China tech crackdown: no more tax-free riches for live-streaming stars as Beijing tightens oversight
- Platforms need to deduct personal income tax for live streamers, a move that could translate into hefty tax payments for online influencers
- The new guidelines also prohibit exaggerated or misleading marketing practices in live streams
China’s newly published live-streaming regulations are set to put an end to live-streamers’ dreams of tax-free riches, according to legal analysts.
Under new rules jointly issued by the Cyberspace Administration of China, State Administration of Tax, and State Administration for Market Regulation, platforms are required to provide twice-yearly reports on their live-streamers, including information such as personal identification, bank account and income details.
Under the regulation, which came into effect on Wednesday, platforms also need to deduct personal income tax from live-streamers’ revenue, a move that could translate into hefty tax payments for online influencers.
“The guidelines have put an end to the era of live-streamers making money without much effort,” said Wang Yang, a lawyer at Yingke Law Firm. “Live-streamers can only earn money they deserve … rather than getting rich overnight.”
Unlike previous guidelines where regulators would just advise people to “pay taxes properly”, Wang said the new rules provide a precise mechanism for collecting taxes.
“In the past, tax departments had no idea when you became a live-streamer as the information on live-streaming platforms was not shared with tax authorities,” she said. “Now, there is no place for live-streamers to hide.”
The move comes as tax authorities have ramped up their efforts to regulate the live-streaming industry. Viya, one of China’s top influencers, was fined 1.3 billion yuan (US$204 million) in December for tax evasion and subsequently disappeared from social media and live-streaming platforms. In November, top live-streamer Zhu Chenhui was fined millions of yuan for tax evasion and also was scrubbed from the internet.
A live-streamer in Shanghai told the Post earlier this year that it was common for them to avoid paying tax. For example, they would try to sell more agricultural products, as those kinds of goods qualified for preferential tax treatment.
Platforms also deduct tax for us, as the "money always goes to the platforms first", then we can get the cash out, according to the live-streamer, who declined to be named because of the sensitivity of the matter.
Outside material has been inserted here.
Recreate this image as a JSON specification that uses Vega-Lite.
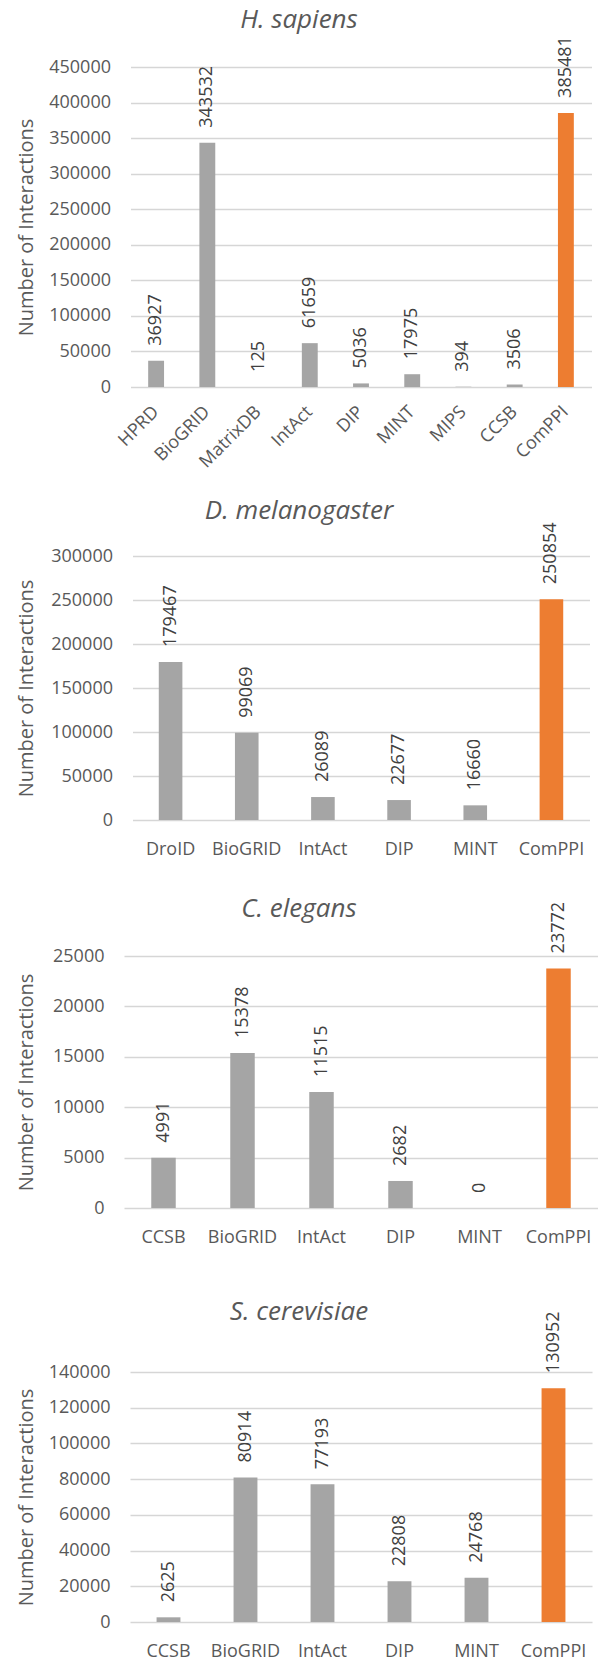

Everyone tries to avoid paying some taxes "within a reasonable range", she said. Less-known live-streamers cannot make much profit, so paying some taxes is fine for the popular streamers.
Although live-streaming platforms were already required to withhold tax, the new regulation makes it clearer, according to Cui Yanshuang, a Shanghai-based lawyer at law firm RICC & CO. “As it is a relatively new industry, platforms don’t know what to do when regulatory requirements are not clear enough,” she said.
The guidelines also prohibit exaggerated or misleading marketing practices in live streams. Live-streamers who discuss price comparisons of products in videos should also show their advice in text to better protect consumers, authorities said.
You Yunting, a senior partner at Shanghai Debund Law Firm Offices, pointed out that the new guidelines went beyond tax issues because they prioritised the responsibility of platforms to regulate content.
“The economic aspect is of secondary importance. The main focus is still on the direction of the content,” You said.
However, You warned that platforms should proactively comply with the new regulatory requirements, even at the risk of losing eye-catching content and bearing higher compliance costs. “If the platforms fail to comply with the policies, it will not just be a question of profits, but the existence of the platforms themselves,” You said.
Streaming platforms are also expecting a slowdown in business amid the uncertainty over new tax policies. Tencent Music Entertainment, the music arm of internet giant Tencent Holdings, said its first-quarter performance came under pressure from the tax crackdown. Last year, the company generated nearly two thirds of its revenue from social entertainment, including live-streaming tips.
“There are changes to the industry around taxation that effectively increased the cost of doing business for many of the live streaming hosts, so some of them need to adjust their activity levels,” Tony Yip, chief strategy officer of Tencent Music, said in a conference call with analysts last week.
Kuaishou Technology said on Thursday that regulation will help the industry grow in a “more healthy and sustainable” way. The company will “provide tax-related data to tax departments in accordance with the regulations, continue to offer tax knowledge training to live-streamers, and help live-streamers better meet the tax obligations”, it said in a statement to the Post.
TikTok owner ByteDance and Alibaba Group Holding, which operates the Taobao Live platform, did not immediately respond to a request for comment. Alibaba is the parent company of the Post.